The Alignment Floor: How Persona Customization Breaks Safety in Weakly-Aligned LLMs

Telling an LLM to "be enthusiastic" raises its sycophancy rate from 30\% to 50\% on a lightly-aligned model, but has zero effect on a strongly-aligned one. We define this gap as the alignment floor, $Δ_{\text{floor}}(m)=\max_pS(m,p)-\min_pS(m,p)$, the range of sycophancy rates a model produces across persona conditions, and treat sycophancy as a persona-conditional property rather than a fixed model property. Pluralistic AI relies on behavioral adaptation via persona prompts like "be creative" or "be thorough", which let systems respect diverse user values and communication styles; the safety question is how much customization a given model can absorb before its truthfulness shifts. We present a controlled case study contrasting a strongly-aligned RLHF + Constitutional-AI model (Claude Sonnet 4.6) with a more lightly-aligned model (Amazon Nova Lite), spanning seven persona conditions and five tasks for 1800 total runs. An existence-pair result motivates per-model auditing: there is at least one strongly-aligned model with $Δ_{\text{floor}}=5$pp (within 5pp of the 15\% control rate) and at least one lightly-aligned model with 45pp (5\%--50\% range). On the lightly-aligned model, all five Big Five personas increase sycophancy over control, and counterintuitively Agreeableness produces the smallest increase, not the largest. The single largest effect in the study is constructive: a Skeptic persona reduces sycophancy by 25pp on the lightly-aligned model, and is the only persona that instructs resistance against user claims rather than engagement with them, suggesting a directionality account. Cross-model transfer of persona effects is near-zero, so persona-alignment testing must be per-model. We propose $Δ_{\text{floor}}$ as a deployment-time audit metric: measure it on a small persona panel before deploying persona customization.

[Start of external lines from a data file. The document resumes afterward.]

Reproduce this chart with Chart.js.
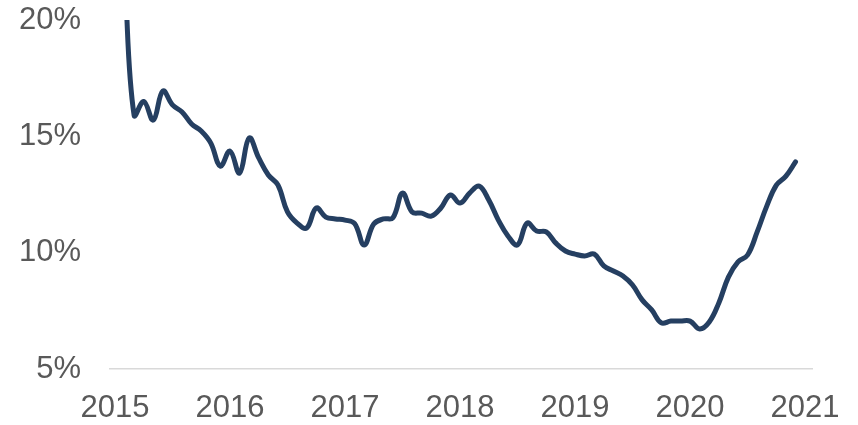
<!DOCTYPE html>
<html>
<head>
<meta charset="utf-8">
<script src="https://cdn.jsdelivr.net/npm/chart.js@4"></script>
<style>
  html, body { margin: 0; padding: 0; background: #ffffff; }
  #wrap { width: 858px; height: 425px; position: relative; }
</style>
</head>
<body>
<div id="wrap"><canvas id="c"></canvas></div>
<script>
// Monthly observations, end of month, Jan 2015 .. Nov 2020
const startYear = 2015;
const months = [];
for (let i = 0; i < 71; i++) {
  const y = startYear + Math.floor(i / 12);
  const m = (i % 12) + 1;
  months.push(y + '-' + String(m).padStart(2, '0'));
}
const values = [
  22.0, 15.9, 16.5, 15.7, 16.95, 16.35, 16.05, 15.53, 15.23, 14.71, 13.72, 14.37,
  13.42, 14.93, 14.07, 13.34, 12.91, 11.75, 11.27, 11.06, 11.92, 11.53, 11.45, 11.4,
  11.25, 10.33, 11.23, 11.45, 11.5, 12.56, 11.75, 11.7, 11.57, 11.92, 12.48, 12.13,
  12.56, 12.86, 12.26, 11.4, 10.72, 10.33, 11.27, 10.93, 10.89, 10.41, 10.07, 9.94,
  9.86, 9.94, 9.43, 9.21, 9.0, 8.61, 7.97, 7.54, 6.98, 7.06, 7.06, 7.06, 6.72, 7.02,
  7.84, 8.95, 9.6, 9.9, 10.89, 12.0, 12.9, 13.29, 13.9
];
const xTickYears = [2015, 2016, 2017, 2018, 2019, 2020, 2021];
const yTicks = [5, 10, 15, 20];

function monthToX(s) {
  const [y, m] = s.split('-').map(Number);
  return y + m / 12;
}
const points = months.map((mo, i) => ({ x: monthToX(mo), y: values[i] }));

const FONT = "'Liberation Sans', Arial, sans-serif";
const TXT = '#595959';

new Chart(document.getElementById('c'), {
  type: 'line',
  data: {
    datasets: [{
      data: points,
      borderColor: '#253f61',
      borderWidth: 5,
      pointRadius: 0,
      tension: 0.4,
      fill: false,
      borderCapStyle: 'round'
    }]
  },
  options: {
    responsive: true,
    maintainAspectRatio: false,
    animation: false,
    devicePixelRatio: 1,
    layout: { padding: { top: 20, right: 46, bottom: 0, left: 0 } },
    plugins: { legend: { display: false }, tooltip: { enabled: false } },
    scales: {
      x: {
        type: 'linear',
        min: 2014.957,
        max: 2021.06,
        afterBuildTicks: s => { s.ticks = xTickYears.map(v => ({ value: v })); },
        afterFit: s => { s.height = 56; s.paddingLeft = 0; s.paddingRight = 0; },
        grid: { display: false, drawTicks: false },
        border: { display: true, color: '#d9d9d9', width: 1.5 },
        ticks: {
          padding: 21,
          autoSkip: false,
          maxRotation: 0,
          color: TXT,
          font: { family: FONT, size: 31 },
          callback: v => String(v)
        }
      },
      y: {
        min: 5,
        max: 20,
        afterBuildTicks: s => { s.ticks = yTicks.map(v => ({ value: v })); },
        afterFit: s => { s.width = 110; s.paddingTop = 0; s.paddingBottom = 0; },
        grid: { display: false, drawTicks: false },
        border: { display: false },
        ticks: {
          padding: 29,
          color: TXT,
          font: { family: FONT, size: 31 },
          callback: v => v + '%'
        }
      }
    }
  }
});
</script>
</body>
</html>
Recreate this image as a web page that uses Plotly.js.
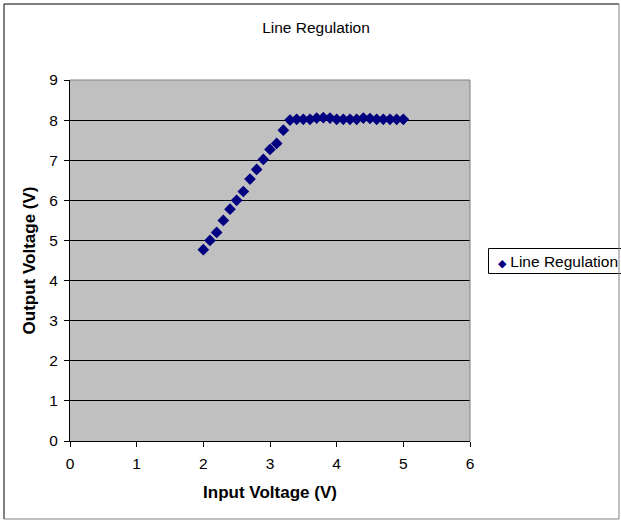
<!DOCTYPE html>
<html>
<head>
<meta charset="utf-8">
<script src="https://cdn.plot.ly/plotly-3.0.1.min.js"></script>
<style>
html,body{margin:0;padding:0;background:#fff;}
#chart{width:621px;height:521px;}
</style>
</head>
<body>
<div id="chart"></div>
<script>
const inputVoltage = [2.0, 2.1, 2.2, 2.3, 2.4, 2.5, 2.6, 2.7, 2.8, 2.9, 3.0, 3.1, 3.2, 3.3,
  3.4, 3.5, 3.6, 3.7, 3.8, 3.9, 4.0, 4.1, 4.2, 4.3, 4.4, 4.5, 4.6, 4.7, 4.8, 4.9, 5.0];
const outputVoltage = [4.77, 5.0, 5.2, 5.5, 5.78, 6.0, 6.22, 6.53, 6.77, 7.02, 7.27, 7.42, 7.75, 8.0,
  8.02, 8.02, 8.02, 8.05, 8.06, 8.05, 8.02, 8.02, 8.02, 8.02, 8.05, 8.04, 8.02, 8.02, 8.02, 8.02, 8.02];
const seriesName = "Line Regulation";
const chartTitle = "Line Regulation";
const xTitle = "Input Voltage (V)";
const yTitle = "Output Voltage (V)";
const markerColor = "#000080";

const L = 70, R = 151, T = 80, B = 80;
const W = 621, H = 521;
const pw = W - L - R, ph = H - T - B;
const px = v => (v - L) / pw;
const py = v => (H - B - v) / ph;
const FONT = "Arial, 'Liberation Sans', sans-serif";

const trace = {
  x: inputVoltage, y: outputVoltage, name: seriesName,
  type: "scatter", mode: "markers",
  marker: {symbol: "diamond", color: markerColor, size: 9},
  showlegend: false
};

const layout = {
  width: W, height: H,
  margin: {l: L, r: R, t: T, b: B, pad: 0, autoexpand: false},
  paper_bgcolor: "#ffffff",
  plot_bgcolor: "#c0c0c0",
  font: {family: FONT, size: 15.5, color: "#000"},
  showlegend: false,
  title: {text: chartTitle, font: {size: 15.5}, x: px(316), xref: "paper", xanchor: "center", y: 1 - 28/H, yanchor: "middle"},
  xaxis: {
    range: [0, 6], dtick: 1, tick0: 0,
    showgrid: false, zeroline: false,
    showline: true, linecolor: "#000", linewidth: 1, mirror: false,
    ticks: "outside", ticklen: 5, tickcolor: "#000",
    tickfont: {size: 15.5}, ticklabelstandoff: 3,
    title: {text: xTitle, font: {size: 17, weight: "bold"}, standoff: 15}
  },
  yaxis: {
    range: [0, 9], dtick: 1, tick0: 0,
    showgrid: true, gridcolor: "#000", gridwidth: 1,
    zeroline: false,
    showline: true, linecolor: "#000", linewidth: 1, mirror: false,
    ticks: "outside", ticklen: 5, tickcolor: "#000",
    tickfont: {size: 15.5}, ticklabelstandoff: 3,
    title: {text: yTitle, font: {size: 17, weight: "bold"}, standoff: 9}
  },
  annotations: [
    {xref: "paper", yref: "paper", x: px(496), y: py(261), xanchor: "left", yanchor: "middle",
     showarrow: false, align: "left",
     text: '<span style="color:' + markerColor + ';font-size:11px">\u25C6</span> ' + seriesName,
     font: {size: 15.5, color: "#000"}}
  ],
  shapes: [
    {type: "line", xref: "paper", yref: "paper", x0: 0, x1: 1, y0: 1, y1: 1, line: {color: "#808080", width: 1}, layer: "above"},
    {type: "line", xref: "paper", yref: "paper", x0: 1, x1: 1, y0: 0, y1: 1, line: {color: "#808080", width: 1}, layer: "above"},
    {type: "rect", xref: "paper", yref: "paper", x0: px(488.5), x1: px(625), y0: py(248.5), y1: py(273.5), line: {color: "#000", width: 1}, fillcolor: "#fff", layer: "below"},
    {type: "line", xref: "paper", yref: "paper", x0: px(4), x1: px(4), y0: py(4), y1: py(519), line: {color: "#000", width: 1}},
    {type: "line", xref: "paper", yref: "paper", x0: px(4), x1: px(619), y0: py(4), y1: py(4), line: {color: "#000", width: 1}},
    {type: "line", xref: "paper", yref: "paper", x0: px(619), x1: px(619), y0: py(4), y1: py(519), line: {color: "#808080", width: 1}},
    {type: "line", xref: "paper", yref: "paper", x0: px(4), x1: px(619), y0: py(519), y1: py(519), line: {color: "#808080", width: 1}}
  ]
};

Plotly.newPlot("chart", [trace], layout, {displayModeBar: false, staticPlot: true});
</script>
</body>
</html>
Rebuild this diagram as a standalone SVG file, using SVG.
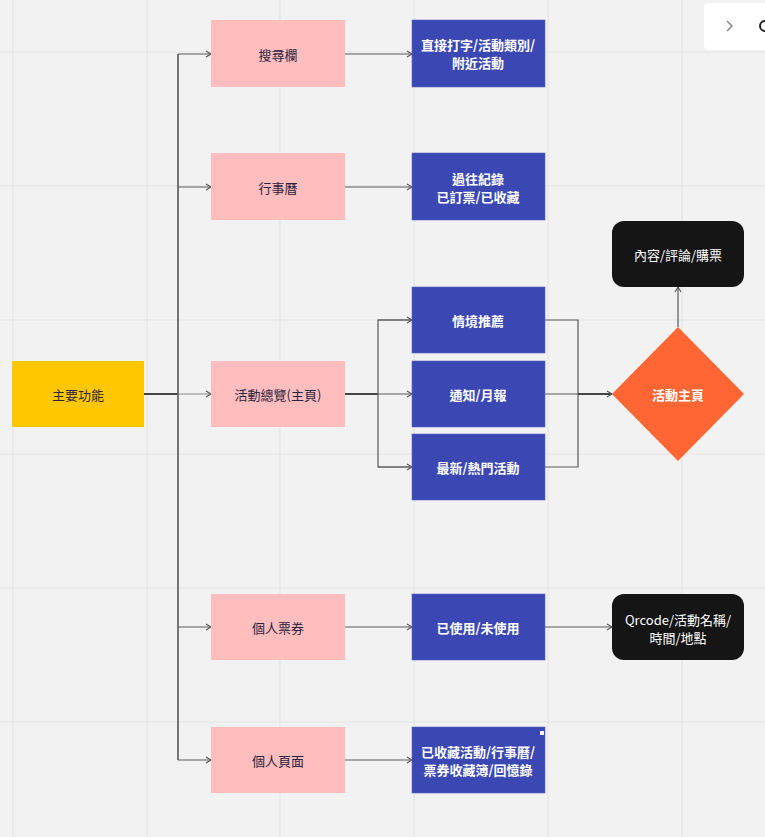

翻译：要求大语言模型“表现得热情”会使弱对齐模型谄媚率从30%上升至50%，但对强对齐模型无影响。我们将该差距定义为对齐底线$Δ_{\text{floor}}(m)=\max_pS(m,p)-\min_pS(m,p)$，即模型在不同个性条件下谄媚率的变化范围，并将谄媚视为个性条件属性而非固定模型属性。多元AI依赖通过“要有创意”或“要全面”等个性提示实现的行为适应，使系统能够尊重多样化的用户价值观与沟通风格；安全问题的关键在于给定模型在真实性不变的前提下能承受多大程度的定制化。我们通过受控案例研究，对比强对齐的RLHF+宪法AI模型（Claude Sonnet 4.6）与弱对齐模型（Amazon Nova Lite），涵盖七种个性条件与五项任务，共计1800次运行。存在性配对结果推动逐模型审计：至少存在一个强对齐模型$Δ_{\text{floor}}=5$个百分点（在15%控制率±5pp内），以及至少一个弱对齐模型达45pp（5%-50%区间）。在弱对齐模型上，所有五项大五人格个性均增加谄媚率，且反直觉的是“宜人性”产生的增幅最小而非最大。研究中最显著的单效应具有建设性：怀疑论者个性将弱对齐模型谄媚率降低25pp，且是唯一引导模型对抗而非顺应用户主张的个性，暗示方向性机制。个性效应的跨模型迁移近乎为零，因此个性-对齐测试需逐模型进行。我们提出将$Δ_{\text{floor}}$作为部署时审计指标：在部署个性定制前，先在小规模个性面板上对该指标进行测量。